Settling down in a comfortable chair with a glass of sherry, as I do every evening for the ABC news at 5:30, I brace myself for the inevitable deluge of drug commercials, claiming to be a cure for every ailment known to man and God—all followed with the command, “Ask Your Doctor.”
Now I consider myself to be in fairly good health, but I must confess that some of these commercials raise questions in my mind. To begin with, I, like many people, have bothersome allergies. So I pay attention to the commercial that shows a bumble bee hopping from one flower to another and then to a second commercial boasting that their drug “blocks leukotrienes, an underlying cause of indoor and outdoor allergy symptoms.” Ah, but then follows a warning of possible side effects—stomach pain, intestinal upset, heartburn, tiredness, fever, stuffy nose, upper respiratory infection, dizziness, headache and rash.” Forget that! I’ll just go on sneezing and keep a box of Kleenex handy.
Next come two commercials on medications to fight osteoporosis. First, there’s the one with adorable Sally Field claiming earnestly that she’s been able to reverse her osteoporosis with a once a month drug, remarking that “I have just this one body and this one life.” Who can argue with that?
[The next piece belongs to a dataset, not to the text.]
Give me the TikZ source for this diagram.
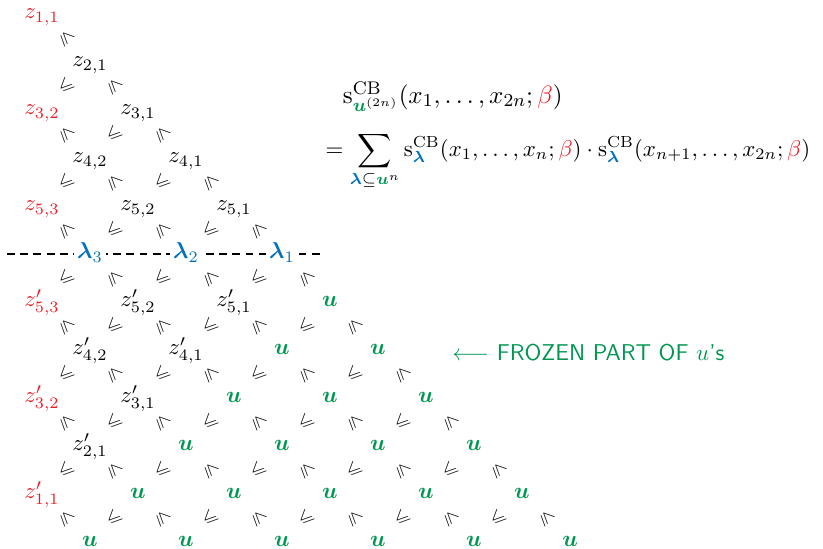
\documentclass[tikz,border=0pt]{standalone}
\usepackage{amsmath,amssymb}
\usepackage{tikz}
\usetikzlibrary{positioning,calc}
\definecolor{zred}{RGB}{237,28,36}
\definecolor{ugreen}{RGB}{0,150,80}
\definecolor{lblue}{RGB}{0,114,189}
\tikzset{
  entry/.style={anchor=mid,inner sep=1pt},
  fixed/.style={entry,text=zred},
  frozen/.style={entry,text=ugreen},
  part/.style={entry,fill=white,inner sep=1.2pt,text=lblue},
  rel/.style={inner sep=0pt,font=\footnotesize,text=black,rotate=#1},
  rel/.default=45,
  cut/.style={draw=black,line width=0.6pt,dash pattern=on 3.4pt off 2.4pt},
  formula/.style={anchor=base west,inner sep=0pt,font=\fontsize{#1}{13}\selectfont},
  formula/.default=11,
}
\newcommand{\uvec}{{\color{ugreen}\boldsymbol{u}}}
\newcommand{\lamb}{{\color{lblue}\boldsymbol{\lambda}}}
\newcommand{\betr}{{\color{zred}\beta}}
\newcommand{\sCB}{\mathrm{s}^{\mathrm{CB}}}

\begin{document}
\begin{tikzpicture}[x=21pt,y=-21pt]
        \useasboundingbox (-0.875,-0.29) rectangle (16.27,11.146);
        % upper half
        \node[fixed] (z11) at (0,0) {$z_{1,1}$};
        \node[entry] (z21) at (1,1) {$z_{2,1}$};
        \node[fixed] (z32) at (0,2) {$z_{3,2}$};
        \node[entry] (z31) at (2,2) {$z_{3,1}$};
        \node[entry] (z42) at (1,3) {$z_{4,2}$};
        \node[entry] (z41) at (3,3) {$z_{4,1}$};
        \node[fixed] (z53) at (0,4) {$z_{5,3}$};
        \node[entry] (z52) at (2,4) {$z_{5,2}$};
        \node[entry] (z51) at (4,4) {$z_{5,1}$};
        % cut through the middle
        \coordinate (cut-w) at (-0.73,5);
        \coordinate (cut-e) at (5.85,5);
        \draw[cut] (cut-w) -- (cut-e);
        \node[part] (lam3) at (1,5) {$\boldsymbol{\lambda}_3$};
        \node[part] (lam2) at (3,5) {$\boldsymbol{\lambda}_2$};
        \node[part] (lam1) at (5,5) {$\boldsymbol{\lambda}_1$};
        % lower half
        \node[fixed] (w53) at (0,6) {$z'_{5,3}$};
        \node[entry] (w52) at (2,6) {$z'_{5,2}$};
        \node[entry] (w51) at (4,6) {$z'_{5,1}$};
        \node[entry] (w42) at (1,7) {$z'_{4,2}$};
        \node[entry] (w41) at (3,7) {$z'_{4,1}$};
        \node[fixed] (w32) at (0,8) {$z'_{3,2}$};
        \node[entry] (w31) at (2,8) {$z'_{3,1}$};
        \node[entry] (w21) at (1,9) {$z'_{2,1}$};
        \node[fixed] (w11) at (0,10) {$z'_{1,1}$};
        % frozen u's
        \foreach \r in {6,...,11}
          \foreach \c in {1,...,11}{
            \ifnum\c>\numexpr10-\r\relax \ifnum\c<\numexpr\r+1\relax
              \ifodd\numexpr\r+\c\relax\else
                \node[frozen] (u-\r-\c) at (\c,\r) {$\boldsymbol{u}$};
              \fi
            \fi\fi
          }
        % inequalities between neighbours
        \foreach \r in {0,...,10}
          \foreach \k in {0,...,\r}{
            \ifodd\numexpr\r+\k\relax
              \node[rel=45] (rel-\r-\k) at (\k+0.5,\r+0.5) {$\leqslant$};
            \else
              \node[rel=-45] (rel-\r-\k) at (\k+0.5,\r+0.5) {$\leqslant$};
            \fi
          }
        % identity
        \node[formula] (lhs) at (6.26,1.86)
          {$\sCB_{\uvec^{(2n)}}(x_1,\ldots,x_{2n};\betr)$};
        \node[formula=10.4] (rhs) at (5.9,2.97)
          {$\displaystyle=\sum_{\lamb\subseteq\uvec^n}\sCB_{\lamb}(x_1,\ldots,x_n;\betr)\cdot\sCB_{\lamb}(x_{n+1},\ldots,x_{2n};\betr)$};
        \node[anchor=base west,inner sep=0pt,text=ugreen,font=\sffamily] (frz) at (8.54,7.22)
          {$\longleftarrow$ FROZEN PART OF $u$'s};
      \end{tikzpicture}
\end{document}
But I’m quite taken with a second commercial which shows an elegant, aristocratic woman—an “on-the-go woman”—proclaiming the wonders of a once a year intravenous injection. That really gets my attention, as I like to think of myself as an “on-the-go-woman” (although I don’t always know where I’m going.) And the side effects of this one aren’t too severe; flu-like symptoms, fever, muscle or joint pain. I jot down the name of this drug.
Another commercial that really rings a bell deals with a bladder control problem, the “gotta go feeling.” Just one of these pills works all day and night. I write down the name of this drug also, but then am dismayed by the side effects—dry mouth, headache, constipation, stomach pain and, worst, of all a warning not to drive a car. Putting delicacy aside, I think I’ll just go on wetting my knickers!
Next we’re treated to a commercial advising us on how to lower cholesterol, suggesting that statins work mainly with the liver, while these tablets work in the digestive track. I’m not sure that I have a cholesterol problem, which is just as well as the side effects on this one are ominous; swelling of the face, lips, tongue, rash and hives, nausea, depression and gallstones!
Now comes a drug commercial for people with poor leg circulation, putting them at risk of a heart attack or stroke. This condition we’re told is called P.A.D., resulting in blood clots, restricting blood flow to your heart. At this point, I’m getting a little depressed—even more so when I read the possible side effects, which include unexplained confusion, gastrointestinal bleeding, diarrhea, etc., etc.!
Getting close to the end of the news broadcast (and they do squeeze in some news), comes a commercial addressing the problem of asthma (or COPD). This is a medication that helps lung function, but, oh, dear, the possible effects of this drug are absolutely blood-curdling! To name a few, there’s pneumonia, cataracts or glaucoma, thrush in the mouth ( pray tell, what is that?) and the chance of death!
Given the above distressing litany of drug commercials, I believe you will agree with me that watching evening broadcasts may indeed be injurious to one’s health. I therefore suggest that you turn to CNN or C-Span, both of which are mercifully free of such commercials.
Dorothy Snodgrass is a Berkeley resident.